[BEGIN]
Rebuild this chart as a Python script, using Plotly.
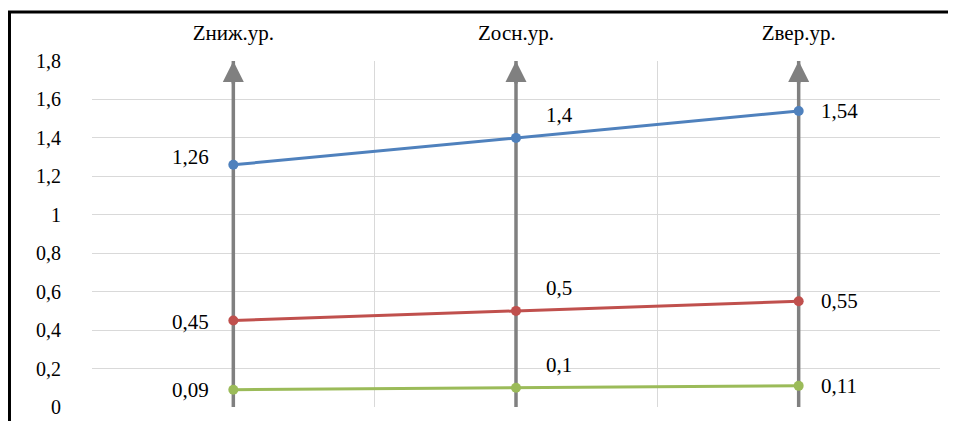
import plotly.graph_objects as go

categories = ["Zниж.ур.", "Zосн.ур.", "Zвер.ур."]
series_top = [1.26, 1.4, 1.54]
series_mid = [0.45, 0.5, 0.55]
series_low = [0.09, 0.1, 0.11]
y_ticks = [0, 0.2, 0.4, 0.6, 0.8, 1.0, 1.2, 1.4, 1.6, 1.8]
y_max = 1.8

colors = ["#4F81BD", "#C0504D", "#9BBB59"]
axis_gray = "#808080"
grid_gray = "#D9D9D9"
font_family = "Liberation Serif, DejaVu Serif, serif"

fig = go.Figure()

# gray vertical axes per category (drawn below the series)
vx, vy = [], []
for c in categories:
    vx += [c, c, None]
    vy += [0, y_max, None]
fig.add_trace(go.Scatter(x=vx, y=vy, mode="lines",
                         line=dict(color=axis_gray, width=3.5),
                         hoverinfo="skip", showlegend=False, cliponaxis=False))

all_series = [series_top, series_mid, series_low]
for vals, col in zip(all_series, colors):
    fig.add_trace(go.Scatter(x=categories, y=vals, mode="lines+markers",
                             line=dict(color=col, width=3),
                             marker=dict(color=col, size=10),
                             showlegend=False, cliponaxis=False))

def fmt(v):
    return ("%g" % v).replace(".", ",")

annotations = []
# label placement style per point: (xanchor, xshift, yshift)
placement = [("right", -22, None), ("left", 28, 23), ("left", 20, 0)]
left_yshift = [8, -1, 0]
for si, vals in enumerate(all_series):
    for pi, (c, v) in enumerate(zip(categories, vals)):
        xa, xs, ys = placement[pi]
        if ys is None:
            ys = left_yshift[si]
        annotations.append(dict(x=c, y=v, text=fmt(v), showarrow=False,
                                xanchor=xa, yanchor="middle", xshift=xs, yshift=ys,
                                font=dict(family=font_family, size=21, color="#000000")))

# arrow heads at the top of each gray axis
for c in categories:
    annotations.append(dict(x=c, y=y_max, ax=0, ay=24, showarrow=True,
                            arrowhead=2, arrowsize=1.2, arrowwidth=3.5,
                            arrowcolor=axis_gray, text="", standoff=0))

fig.update_layout(
    width=948, height=413,
    margin=dict(l=84, r=16, t=53, b=14),
    paper_bgcolor="white", plot_bgcolor="white",
    separators=", ",
    font=dict(family=font_family, size=20, color="#000000"),
    annotations=annotations,
    xaxis=dict(type="category", side="top", tickson="boundaries",
               showgrid=True, gridcolor=grid_gray, gridwidth=1.3,
               showline=False, zeroline=False, ticks="",
               ticklabelstandoff=16, automargin=False,
               tickfont=dict(family=font_family, size=21, color="#000000"),
               range=[-0.5, 2.5]),
    yaxis=dict(range=[0, y_max], tickvals=y_ticks,
               showgrid=True, gridcolor=grid_gray, gridwidth=1.3,
               showline=False, zeroline=False, ticks="",
               ticklabelstandoff=30, automargin=False,
               tickfont=dict(family=font_family, size=20, color="#000000")),
    shapes=[
        dict(type="line", xref="paper", yref="paper", x0=-0.1, x1=1.03,
             y0=1.1416, y1=1.1416, line=dict(color="black", width=3)),
        dict(type="line", xref="paper", yref="paper", x0=-0.0973, x1=-0.0973,
             y0=1.1416, y1=-0.05, line=dict(color="black", width=3)),
    ],
)

fig.write_html("out.html")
[END]
• **Requirements**
Exclude the pictures. Write out the remaining data exactly.

• **Right answer**
Rebuild this chart as a Python script, using Plotly.
import plotly.graph_objects as go

categories = ["Zниж.ур.", "Zосн.ур.", "Zвер.ур."]
series_top = [1.26, 1.4, 1.54]
series_mid = [0.45, 0.5, 0.55]
series_low = [0.09, 0.1, 0.11]
y_ticks = [0, 0.2, 0.4, 0.6, 0.8, 1.0, 1.2, 1.4, 1.6, 1.8]
y_max = 1.8

colors = ["#4F81BD", "#C0504D", "#9BBB59"]
axis_gray = "#808080"
grid_gray = "#D9D9D9"
font_family = "Liberation Serif, DejaVu Serif, serif"

fig = go.Figure()

# gray vertical axes per category (drawn below the series)
vx, vy = [], []
for c in categories:
    vx += [c, c, None]
    vy += [0, y_max, None]
fig.add_trace(go.Scatter(x=vx, y=vy, mode="lines",
                         line=dict(color=axis_gray, width=3.5),
                         hoverinfo="skip", showlegend=False, cliponaxis=False))

all_series = [series_top, series_mid, series_low]
for vals, col in zip(all_series, colors):
    fig.add_trace(go.Scatter(x=categories, y=vals, mode="lines+markers",
                             line=dict(color=col, width=3),
                             marker=dict(color=col, size=10),
                             showlegend=False, cliponaxis=False))

def fmt(v):
    return ("%g" % v).replace(".", ",")

annotations = []
# label placement style per point: (xanchor, xshift, yshift)
placement = [("right", -22, None), ("left", 28, 23), ("left", 20, 0)]
left_yshift = [8, -1, 0]
for si, vals in enumerate(all_series):
    for pi, (c, v) in enumerate(zip(categories, vals)):
        xa, xs, ys = placement[pi]
        if ys is None:
            ys = left_yshift[si]
        annotations.append(dict(x=c, y=v, text=fmt(v), showarrow=False,
                                xanchor=xa, yanchor="middle", xshift=xs, yshift=ys,
                                font=dict(family=font_family, size=21, color="#000000")))

# arrow heads at the top of each gray axis
for c in categories:
    annotations.append(dict(x=c, y=y_max, ax=0, ay=24, showarrow=True,
                            arrowhead=2, arrowsize=1.2, arrowwidth=3.5,
                            arrowcolor=axis_gray, text="", standoff=0))

fig.update_layout(
    width=948, height=413,
    margin=dict(l=84, r=16, t=53, b=14),
    paper_bgcolor="white", plot_bgcolor="white",
    separators=", ",
    font=dict(family=font_family, size=20, color="#000000"),
    annotations=annotations,
    xaxis=dict(type="category", side="top", tickson="boundaries",
               showgrid=True, gridcolor=grid_gray, gridwidth=1.3,
               showline=False, zeroline=False, ticks="",
               ticklabelstandoff=16, automargin=False,
               tickfont=dict(family=font_family, size=21, color="#000000"),
               range=[-0.5, 2.5]),
    yaxis=dict(range=[0, y_max], tickvals=y_ticks,
               showgrid=True, gridcolor=grid_gray, gridwidth=1.3,
               showline=False, zeroline=False, ticks="",
               ticklabelstandoff=30, automargin=False,
               tickfont=dict(family=font_family, size=20, color="#000000")),
    shapes=[
        dict(type="line", xref="paper", yref="paper", x0=-0.1, x1=1.03,
             y0=1.1416, y1=1.1416, line=dict(color="black", width=3)),
        dict(type="line", xref="paper", yref="paper", x0=-0.0973, x1=-0.0973,
             y0=1.1416, y1=-0.05, line=dict(color="black", width=3)),
    ],
)

fig.write_html("out.html")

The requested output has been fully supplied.